● **Exercise objective**:
Please output every line of the material as it stands, without the pictures.

----- Information supplied

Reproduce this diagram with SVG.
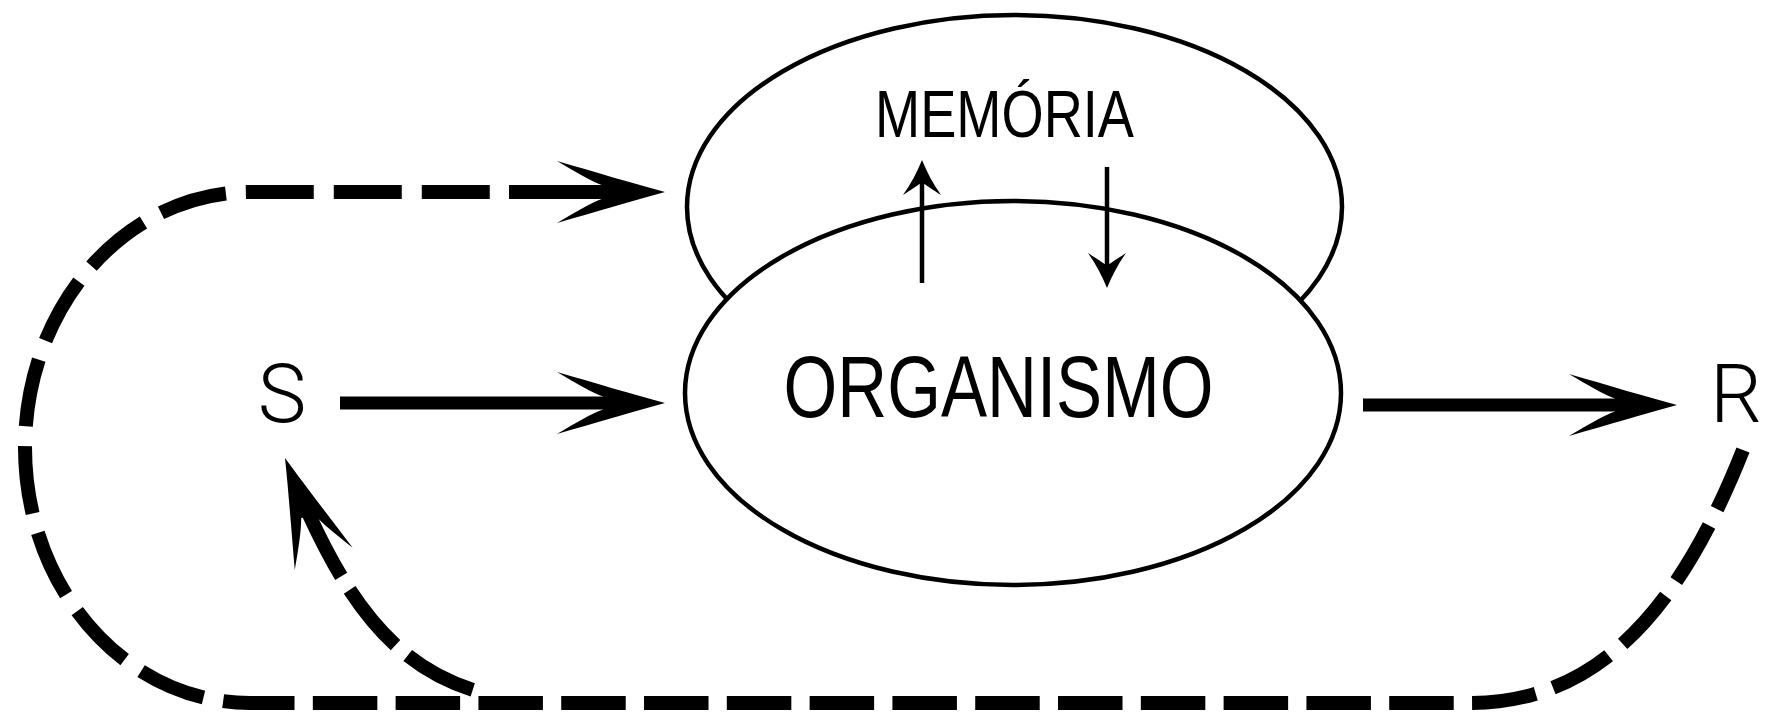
<svg xmlns="http://www.w3.org/2000/svg" xmlns:xlink="http://www.w3.org/1999/xlink" width="1767" height="721" viewBox="0 0 1767 721">
<defs>
<style>
.ell{fill:#fff;stroke:#000;stroke-width:4.5}
.lbl{font-family:"Liberation Sans Narrow","Liberation Sans",Arial,sans-serif;fill:#000}
.sr{font-family:Roboto,"Liberation Sans",Arial,sans-serif;font-weight:300;fill:#000;font-size:82px;text-anchor:middle}
.shaft{stroke:#000;stroke-width:13;fill:none}
.dash{stroke:#000;stroke-width:14;fill:none;stroke-linecap:butt}
.thin{stroke:#000;stroke-width:4.5;fill:none}
</style>
<path id="ah" d="M0,0 C-30,-8 -70,-20 -108,-31 C-88,-19 -74,-11 -62,-6.5 L-62,6.5 C-74,11 -88,19 -108,31 C-70,20 -30,8 0,0 Z" fill="#000"/>
<path id="sh" d="M0,0 C-5,12 -11,24 -19,35 C-10,29 -5,26 -2.5,24 L2.5,24 C5,26 10,29 19,35 C11,24 5,12 0,0 Z" fill="#000"/>
</defs>
<rect width="1767" height="721" fill="#fff"/>

<g id="memoria">
<ellipse class="ell" cx="1014.5" cy="207" rx="327.5" ry="192"/>
<text class="lbl" x="1004.5" y="137" font-size="66" text-anchor="middle" textLength="259" lengthAdjust="spacingAndGlyphs">MEMÓRIA</text>
</g>

<g id="organismo">
<ellipse class="ell" cx="1013" cy="393" rx="328" ry="192"/>
<text class="lbl" x="998.5" y="417" font-size="87" text-anchor="middle" textLength="430" lengthAdjust="spacingAndGlyphs">ORGANISMO</text>
</g>

<g id="S"><text class="sr" x="282" y="422">S</text></g>
<g id="R"><text class="sr" x="1736" y="422">R</text></g>

<g id="connectors">
<!-- memory exchange arrows -->
<line class="thin" x1="922" y1="283" x2="922" y2="182"/>
<use xlink:href="#sh" transform="translate(922,160)"/>
<line class="thin" x1="1107" y1="167" x2="1107" y2="266"/>
<use xlink:href="#sh" transform="translate(1107,288) rotate(180)"/>

<!-- S to ORGANISMO -->
<line class="shaft" x1="340" y1="403" x2="606" y2="403"/>
<use xlink:href="#ah" transform="translate(665,403)"/>

<!-- ORGANISMO to R -->
<line class="shaft" x1="1363" y1="405" x2="1618" y2="405"/>
<use xlink:href="#ah" transform="translate(1677,405)"/>

<!-- feedback loop R -> MEMORIA -->
<path class="dash" stroke-dasharray="64.5 18.3" d="M1743,450 C1687.5,589.5 1610,703 1470,703 L250,703"/>
<path class="dash" stroke-dasharray="68 20" stroke-dashoffset="41" d="M250,703 A225 255.5 0 0 1 250,192 L509,192"/>
<line x1="509" y1="192" x2="606" y2="192" stroke="#000" stroke-width="14"/>
<use xlink:href="#ah" transform="translate(665,192)"/>

<!-- feedback branch to S -->
<path class="dash" stroke-dasharray="0 60 71 16 72 16 74 400" d="M285,458 C355,635 420,703 570,703"/>
<use xlink:href="#ah" transform="translate(285,458) rotate(-111)"/>
</g>
</svg>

----------

● **Exercise result**:
Reproduce this diagram with SVG.
<svg xmlns="http://www.w3.org/2000/svg" xmlns:xlink="http://www.w3.org/1999/xlink" width="1767" height="721" viewBox="0 0 1767 721">
<defs>
<style>
.ell{fill:#fff;stroke:#000;stroke-width:4.5}
.lbl{font-family:"Liberation Sans Narrow","Liberation Sans",Arial,sans-serif;fill:#000}
.sr{font-family:Roboto,"Liberation Sans",Arial,sans-serif;font-weight:300;fill:#000;font-size:82px;text-anchor:middle}
.shaft{stroke:#000;stroke-width:13;fill:none}
.dash{stroke:#000;stroke-width:14;fill:none;stroke-linecap:butt}
.thin{stroke:#000;stroke-width:4.5;fill:none}
</style>
<path id="ah" d="M0,0 C-30,-8 -70,-20 -108,-31 C-88,-19 -74,-11 -62,-6.5 L-62,6.5 C-74,11 -88,19 -108,31 C-70,20 -30,8 0,0 Z" fill="#000"/>
<path id="sh" d="M0,0 C-5,12 -11,24 -19,35 C-10,29 -5,26 -2.5,24 L2.5,24 C5,26 10,29 19,35 C11,24 5,12 0,0 Z" fill="#000"/>
</defs>
<rect width="1767" height="721" fill="#fff"/>

<g id="memoria">
<ellipse class="ell" cx="1014.5" cy="207" rx="327.5" ry="192"/>
<text class="lbl" x="1004.5" y="137" font-size="66" text-anchor="middle" textLength="259" lengthAdjust="spacingAndGlyphs">MEMÓRIA</text>
</g>

<g id="organismo">
<ellipse class="ell" cx="1013" cy="393" rx="328" ry="192"/>
<text class="lbl" x="998.5" y="417" font-size="87" text-anchor="middle" textLength="430" lengthAdjust="spacingAndGlyphs">ORGANISMO</text>
</g>

<g id="S"><text class="sr" x="282" y="422">S</text></g>
<g id="R"><text class="sr" x="1736" y="422">R</text></g>

<g id="connectors">
<!-- memory exchange arrows -->
<line class="thin" x1="922" y1="283" x2="922" y2="182"/>
<use xlink:href="#sh" transform="translate(922,160)"/>
<line class="thin" x1="1107" y1="167" x2="1107" y2="266"/>
<use xlink:href="#sh" transform="translate(1107,288) rotate(180)"/>

<!-- S to ORGANISMO -->
<line class="shaft" x1="340" y1="403" x2="606" y2="403"/>
<use xlink:href="#ah" transform="translate(665,403)"/>

<!-- ORGANISMO to R -->
<line class="shaft" x1="1363" y1="405" x2="1618" y2="405"/>
<use xlink:href="#ah" transform="translate(1677,405)"/>

<!-- feedback loop R -> MEMORIA -->
<path class="dash" stroke-dasharray="64.5 18.3" d="M1743,450 C1687.5,589.5 1610,703 1470,703 L250,703"/>
<path class="dash" stroke-dasharray="68 20" stroke-dashoffset="41" d="M250,703 A225 255.5 0 0 1 250,192 L509,192"/>
<line x1="509" y1="192" x2="606" y2="192" stroke="#000" stroke-width="14"/>
<use xlink:href="#ah" transform="translate(665,192)"/>

<!-- feedback branch to S -->
<path class="dash" stroke-dasharray="0 60 71 16 72 16 74 400" d="M285,458 C355,635 420,703 570,703"/>
<use xlink:href="#ah" transform="translate(285,458) rotate(-111)"/>
</g>
</svg>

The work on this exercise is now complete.